I wanted to add some “assert-style” panics to the code and run integration-tests in the hope of getting something tangible regarding https://github.com/syncthing/syncthing/issues/5340. The I came across this very weird issue:
Are we missing something with the suture-should-not-restart-panics in that code path?
If the code path is from the HTTP server it would swallow the panic (though also print it) and we’d hang on the lock next time through. addFile though shouldn’t get called that way, afaik.

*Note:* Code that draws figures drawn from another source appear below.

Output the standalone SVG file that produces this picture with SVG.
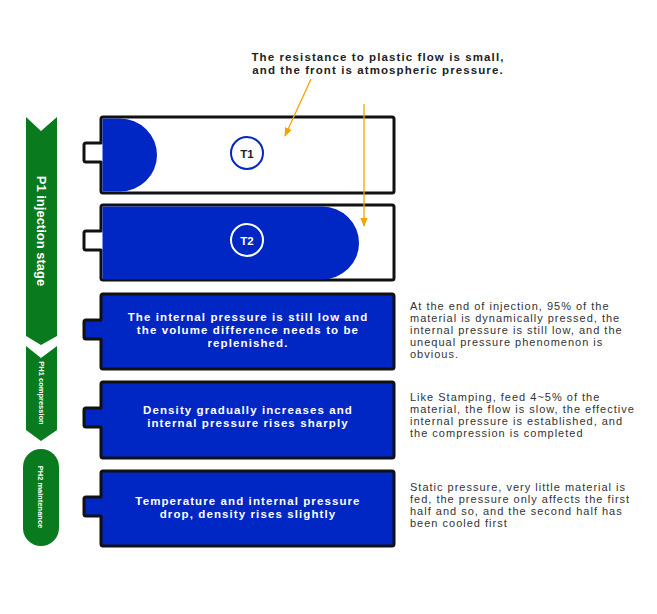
<svg xmlns="http://www.w3.org/2000/svg" width="657" height="614" viewBox="0 0 657 614">
<style>
.box{stroke:#111;stroke-width:3;stroke-linejoin:round}
.w{fill:#fff}.b{fill:#0026c4}
.t{font-family:"Liberation Sans",Arial,sans-serif;font-weight:bold;font-size:11.5px;fill:#fff;text-anchor:middle;letter-spacing:1.1px}
.n{font-family:"Liberation Sans",Arial,sans-serif;font-size:11px;fill:#333;letter-spacing:1px}
.g{fill:#0a7a1e}
.gt{font-family:"Liberation Sans",Arial,sans-serif;font-weight:bold;fill:#fff;text-anchor:middle}
.ar{stroke:#f5a300;stroke-width:1.3;fill:none}
</style>
<defs><marker id="ah" viewBox="0 0 10 10" refX="9" refY="5" markerWidth="7" markerHeight="7" orient="auto"><path d="M0,1L10,5L0,9z" fill="#f5a300"/></marker></defs>
<g id="banner1"><path class="g" d="M26,117L41,131L57,117V336L41,345L26,336Z"/><text class="gt" font-size="13" transform="translate(37,231) rotate(90)" text-anchor="middle">P1 injection stage</text></g>
<g id="banner2"><path class="g" d="M26,346L41,358L57,346V430L41,441L26,430Z"/><text class="gt" font-size="7.5" transform="translate(39,393) rotate(90)">PH1 compression</text></g>
<g id="banner3"><rect class="g" x="23" y="449" width="36" height="97" rx="18"/><text class="gt" font-size="7.5" transform="translate(38,497) rotate(90)">PH2 maintenance</text></g>
<g id="box1">
<path class="box w" d="M103,117H392a2,2 0 0 1 2,2V191a2,2 0 0 1-2,2H103a2,2 0 0 1-2-2V162H86a2,2 0 0 1-2-2V145a2,2 0 0 1 2-2H101V119a2,2 0 0 1 2-2Z"/>
<path class="b" d="M102.5,118.5H120a37,36.5 0 0 1 0,73H102.5Z"/>
<circle cx="247" cy="153" r="16" fill="#fff" stroke="#0026c4" stroke-width="2"/>
<text x="247" y="158" class="t" style="fill:#222;letter-spacing:0" font-size="13">T1</text>
</g>
<g id="box2">
<path class="box w" d="M103,205H392a2,2 0 0 1 2,2V278a2,2 0 0 1-2,2H103a2,2 0 0 1-2-2V250H86a2,2 0 0 1-2-2V233a2,2 0 0 1 2-2H101V207a2,2 0 0 1 2-2Z"/>
<path class="b" d="M102.5,206.5H322a37,36.5 0 0 1 0,73H102.5Z"/>
<circle cx="247" cy="240" r="16" fill="none" stroke="#fff" stroke-width="2"/>
<text x="247" y="245" class="t" style="letter-spacing:0" font-size="13">T2</text>
</g>
<g id="box3">
<path class="box b" d="M103,294H392a2,2 0 0 1 2,2V367a2,2 0 0 1-2,2H103a2,2 0 0 1-2-2V339H86a2,2 0 0 1-2-2V322a2,2 0 0 1 2-2H101V296a2,2 0 0 1 2-2Z"/>
<text class="t" x="248" y="321">The internal pressure is still low and</text>
<text class="t" x="248" y="334">the volume difference needs to be</text>
<text class="t" x="248" y="347">replenished.</text>
</g>
<g id="box4">
<path class="box b" d="M103,382H392a2,2 0 0 1 2,2V456a2,2 0 0 1-2,2H103a2,2 0 0 1-2-2V427H86a2,2 0 0 1-2-2V410a2,2 0 0 1 2-2H101V384a2,2 0 0 1 2-2Z"/>
<text class="t" x="248" y="414">Density gradually increases and</text>
<text class="t" x="248" y="427">internal pressure rises sharply</text>
</g>
<g id="box5">
<path class="box b" d="M103,471H392a2,2 0 0 1 2,2V544a2,2 0 0 1-2,2H103a2,2 0 0 1-2-2V516H86a2,2 0 0 1-2-2V499a2,2 0 0 1 2-2H101V473a2,2 0 0 1 2-2Z"/>
<text class="t" x="248" y="505">Temperature and internal pressure</text>
<text class="t" x="248" y="518">drop, density rises slightly</text>
</g>
<g id="notes">
<text class="t" style="fill:#222" x="378" y="61">The resistance to plastic flow is small,</text>
<text class="t" style="fill:#222" x="378" y="74">and the front is atmospheric pressure.</text>
<text class="n" x="410" y="310">At the end of injection, 95% of the</text>
<text class="n" x="410" y="322">material is dynamically pressed, the</text>
<text class="n" x="410" y="334">internal pressure is still low, and the</text>
<text class="n" x="410" y="346">unequal pressure phenomenon is</text>
<text class="n" x="410" y="358">obvious.</text>
<text class="n" x="410" y="401">Like Stamping, feed 4~5% of the</text>
<text class="n" x="410" y="413">material, the flow is slow, the effective</text>
<text class="n" x="410" y="425">internal pressure is established, and</text>
<text class="n" x="410" y="437">the compression is completed</text>
<text class="n" x="410" y="491">Static pressure, very little material is</text>
<text class="n" x="410" y="503">fed, the pressure only affects the first</text>
<text class="n" x="410" y="515">half and so, and the second half has</text>
<text class="n" x="410" y="527">been cooled first</text>
</g>
<g id="connectors">
<line class="ar" x1="311" y1="79" x2="285" y2="136" marker-end="url(#ah)"/>
<line class="ar" x1="364" y1="104" x2="364" y2="226" marker-end="url(#ah)"/>
</g>
</svg>
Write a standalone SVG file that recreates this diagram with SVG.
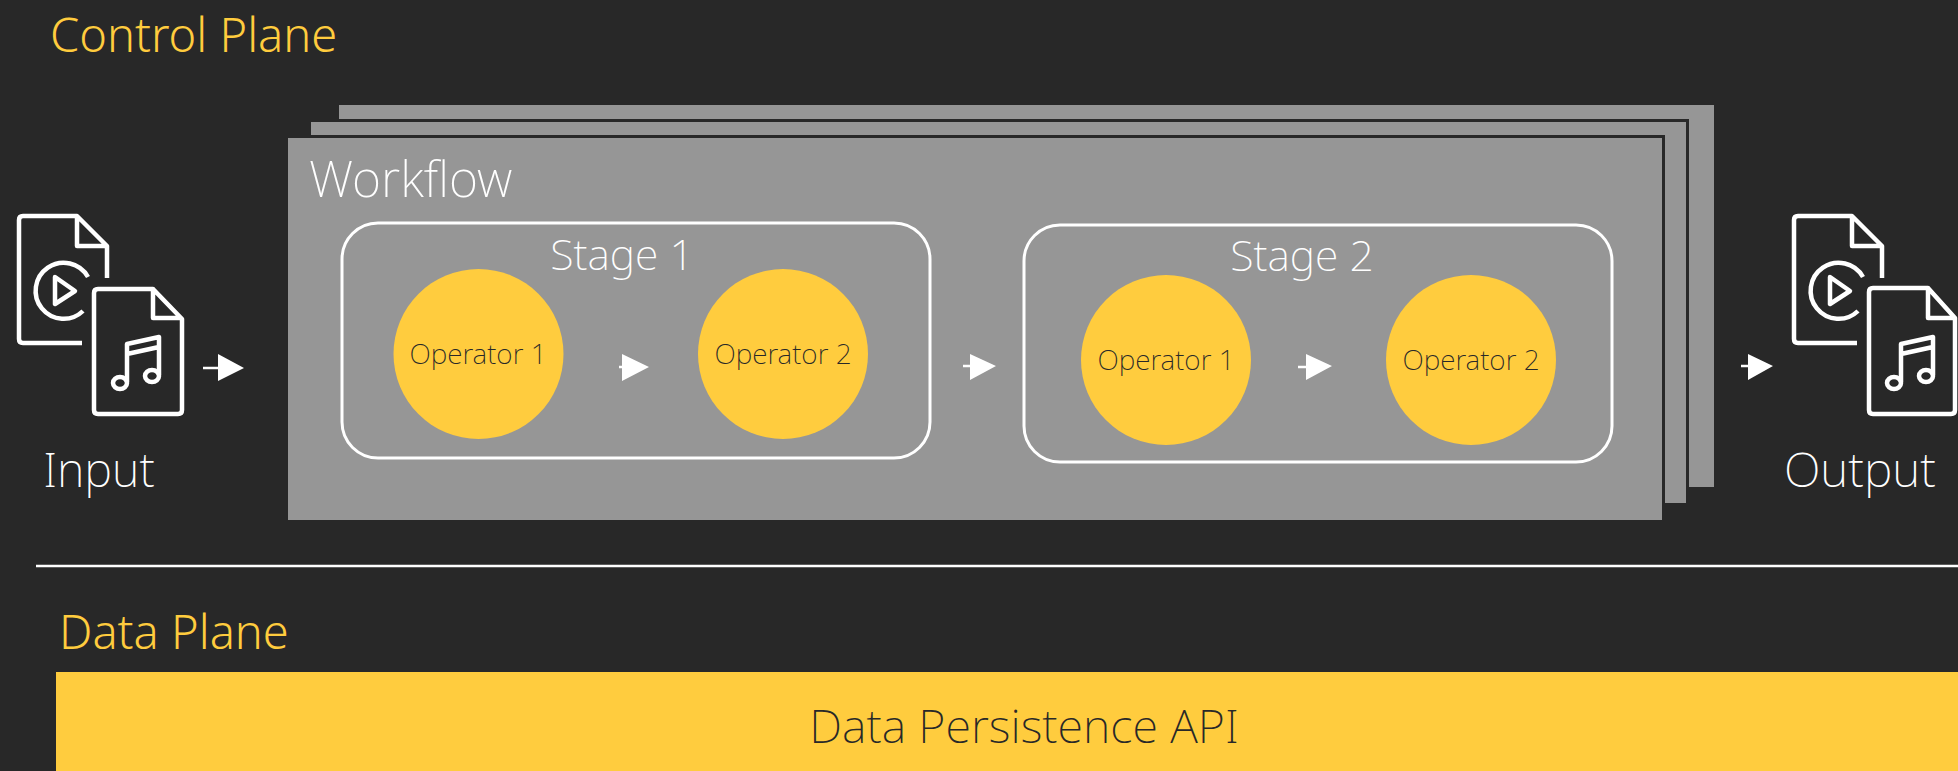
<svg xmlns="http://www.w3.org/2000/svg" width="1958" height="771" viewBox="0 0 1958 771">
<style>
text{font-family:"Noto Sans","Open Sans","Liberation Sans",sans-serif}
.sheet{fill:#969696}
.edge{fill:none;stroke:#282828;stroke-width:3}
.stage{fill:none;stroke:#fff;stroke-width:3}
.op{fill:#ffcc3e}
.opt{font-size:28px;font-weight:200;fill:#282828;text-anchor:middle}
.st{font-size:42.800px;font-weight:200;fill:#fff;text-anchor:middle}
.lab{font-size:47px;font-weight:200;fill:#fff;text-anchor:middle}
.plane{font-size:47px;font-weight:300;fill:#ffcc3e}
.ic{fill:none;stroke:#fff;stroke-width:4.500;stroke-linejoin:round;stroke-linecap:butt}
.ah{fill:#fff}
.al{stroke:#fff;stroke-width:2.500}
</style>
<defs>
<g id="doc-video">
<path class="ic" d="M107 278V246L77 216H23Q19 216 19 220V339Q19 343 23 343H82M77 216V246H107"/>
<path class="ic" d="M88 277A28 28 0 1 0 83 311"/>
<path class="ic" d="M55 277L75 291L55 304Z"/>
</g>
<g id="note">
<path class="ic" d="M127 382V344L159 337V375M127 354L159 347"/>
<ellipse class="ic" cx="120" cy="383" rx="7" ry="6"/>
<ellipse class="ic" cx="152" cy="376" rx="7" ry="6"/>
</g>
</defs>
<rect width="1958" height="771" fill="#282828"/>
<text id="control-plane" class="plane" x="50" y="52">Control Plane</text>
<g id="workflow-back"><rect class="sheet" x="339" y="105" width="1375" height="382"/></g>
<g id="workflow-mid"><rect class="sheet" x="311" y="122" width="1376" height="381"/><path class="edge" d="M311 120.500H1687.500V503"/></g>
<g id="workflow"><rect class="sheet" x="288" y="138" width="1374" height="382"/><path class="edge" d="M288 136.500H1663.500V520"/>
<text class="lab" x="309" y="197" style="text-anchor:start;font-size:50px">Workflow</text></g>
<g id="stage-1"><rect class="stage" x="342" y="223" width="588" height="235" rx="36"/><text class="st" x="622" y="270">Stage 1</text></g>
<g id="stage-2"><rect class="stage" x="1024" y="225" width="588" height="237" rx="36"/><text class="st" x="1302" y="271">Stage 2</text></g>
<g id="s1-op1"><circle class="op" cx="478.500" cy="354" r="85"/><text class="opt" x="478" y="364">Operator 1</text></g>
<g id="s1-op2"><circle class="op" cx="783" cy="354" r="85"/><text class="opt" x="783" y="364">Operator 2</text></g>
<g id="s2-op1"><circle class="op" cx="1166" cy="360" r="85"/><text class="opt" x="1166" y="370">Operator 1</text></g>
<g id="s2-op2"><circle class="op" cx="1471" cy="360" r="85"/><text class="opt" x="1471" y="370">Operator 2</text></g>
<g id="input"><use href="#doc-video"/><path class="ic" d="M153 289L182 319V410Q182 414 178 414H98Q94 414 94 410V293Q94 289 98 289H153V318H182"/><use href="#note"/><text class="lab" x="99" y="487">Input</text></g>
<g id="output"><use href="#doc-video" x="1775"/><path class="ic" d="M1928 288L1955 318V410Q1955 414 1951 414H1873Q1869 414 1869 410V292Q1869 288 1873 288H1928V318H1955"/><use href="#note" x="1774"/><text class="lab" x="1860" y="487" style="font-size:48px">Output</text></g>
<g id="connectors">
<path class="al" d="M203 368H220M619 367H624M963 366H972M1298 367H1307M1741 366H1750"/>
<path class="ah" d="M218 354L244 368L218 381ZM622 354L649 367L622 381ZM970 354L996 366L970 380ZM1306 354L1332 366L1306 380ZM1748 354L1773 366L1748 380Z"/>
</g>
<line id="divider" x1="36" y1="566" x2="1958" y2="566" stroke="#fff" stroke-width="2.500"/>
<text id="data-plane" class="plane" x="59" y="649">Data Plane</text>
<g id="data-persistence"><rect class="op" x="56" y="672" width="1902" height="99"/><text x="1024" y="743" text-anchor="middle" font-size="46.800" font-weight="200" fill="#282828">Data Persistence API</text></g>
</svg>
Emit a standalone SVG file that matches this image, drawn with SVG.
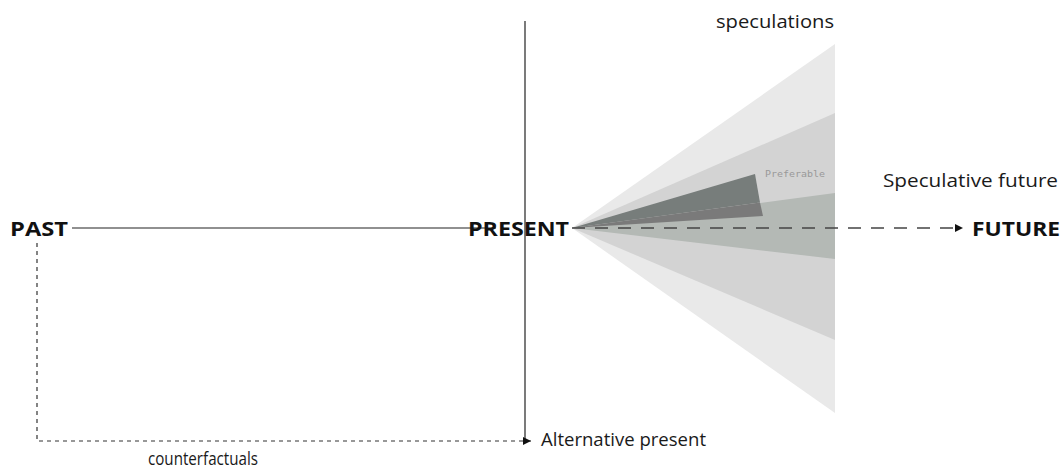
<svg xmlns="http://www.w3.org/2000/svg" width="1063" height="471" viewBox="0 0 1063 471">
<style>
.lbl{font-family:"Open Sans","Noto Sans",sans-serif;fill:#1a1a1a;font-size:19px}
.big{font-family:"Open Sans","Noto Sans",sans-serif;font-weight:bold;fill:#111;font-size:19.5px}
.ln{stroke:#222;stroke-width:1.2;fill:none}
.dash{stroke:#333;stroke-width:1.2;fill:none;stroke-dasharray:4 4}
.dash2{stroke:#444;stroke-width:1.3;fill:none;stroke-dasharray:13 10}
</style>
<defs>
<marker id="arr" viewBox="0 0 10 10" refX="10" refY="5" markerWidth="8" markerHeight="8" markerUnits="userSpaceOnUse" orient="auto">
<path d="M0,0 L10,5 L0,10 z" fill="#111"/>
</marker>
</defs>
<rect width="1063" height="471" fill="#fff"/>
<g id="cone">
<polygon points="572,228 835,44 835,413" fill="#e9e9e9"/>
<polygon points="572,228 835,113 835,340" fill="#d3d3d3"/>
<polygon points="572,228 835,193 835,259" fill="#b4b9b5"/>
<polygon points="572,228 755,174 760,202.6" fill="#777d7b"/>
<polygon points="572,228 760,202.6 763,216" fill="#7a7a7a"/>
</g>
<g id="connectors">
<line class="ln" x1="72" y1="228" x2="496" y2="228"/>
<line class="ln" x1="525" y1="21" x2="525" y2="441"/>
<line class="dash2" x1="572" y1="228" x2="963" y2="228" marker-end="url(#arr)"/>
<polyline class="dash" points="37,243 37,441 531,441" marker-end="url(#arr)"/>
</g>
<g id="past"><text class="big" x="10" y="236" textLength="58" lengthAdjust="spacingAndGlyphs">PAST</text></g>
<g id="present"><text class="big" x="468" y="236" textLength="101" lengthAdjust="spacingAndGlyphs">PRESENT</text></g>
<g id="future"><text class="big" x="972" y="236" textLength="88" lengthAdjust="spacingAndGlyphs">FUTURE</text></g>
<g id="speculations"><text class="lbl" x="716" y="28" textLength="118" lengthAdjust="spacingAndGlyphs">speculations</text></g>
<g id="speculative-future"><text class="lbl" x="883" y="187" textLength="175" lengthAdjust="spacingAndGlyphs">Speculative future</text></g>
<g id="preferable"><text x="765" y="177" font-family="'DejaVu Sans Mono','Liberation Mono',monospace" font-size="9" fill="#999" textLength="60" lengthAdjust="spacingAndGlyphs">Preferable</text></g>
<g id="alternative-present"><text class="lbl" x="541" y="446" textLength="165" lengthAdjust="spacingAndGlyphs">Alternative present</text></g>
<g id="counterfactuals"><text class="lbl" x="148" y="465" textLength="110" lengthAdjust="spacingAndGlyphs">counterfactuals</text></g>
</svg>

Pity, I was hoping this was some not so obvious consequence of an obscure language spec that you knew and not a weird problem that should be impossible and might also be specific to my system/syncthing integration tests/moon phase/…
Well, it’s not just you - I see the same thing. Panic before the lock panics as it should. Panic inside the lock is swallowed. By what, I don’t know, but it’s bad and it shouldn’t happen.
Edit: Oh, I know. addFiles is called from (s *FileSet) Update(...) and it panics somewhere in the middle. But defers run on panic, and we have a defer s.meta.toDB(...) in there which tries to acquire the same lock while unwinding from the panic. So the panic never completes.
If addFiles used a defer unlock instead (and we don’t panic precisely between the lock and the defer-unlock, which should be impossible) it works.
Thanks a lot for finding the cause!
Apparently Go’s panic isn’t panicked enough if it lets itself be restrained by something as feeble as a simple lock
I found something completely puzzling concerning metadataTracker, which means it’s either broken or I am too tired already. To rule out the second I’ll go to sleep and have a look another time. I have been sleeping
I think this is a double whammy of not using deferred unlock and doing stuff that takes locks in a defer. Both of those are probably suboptimal practice.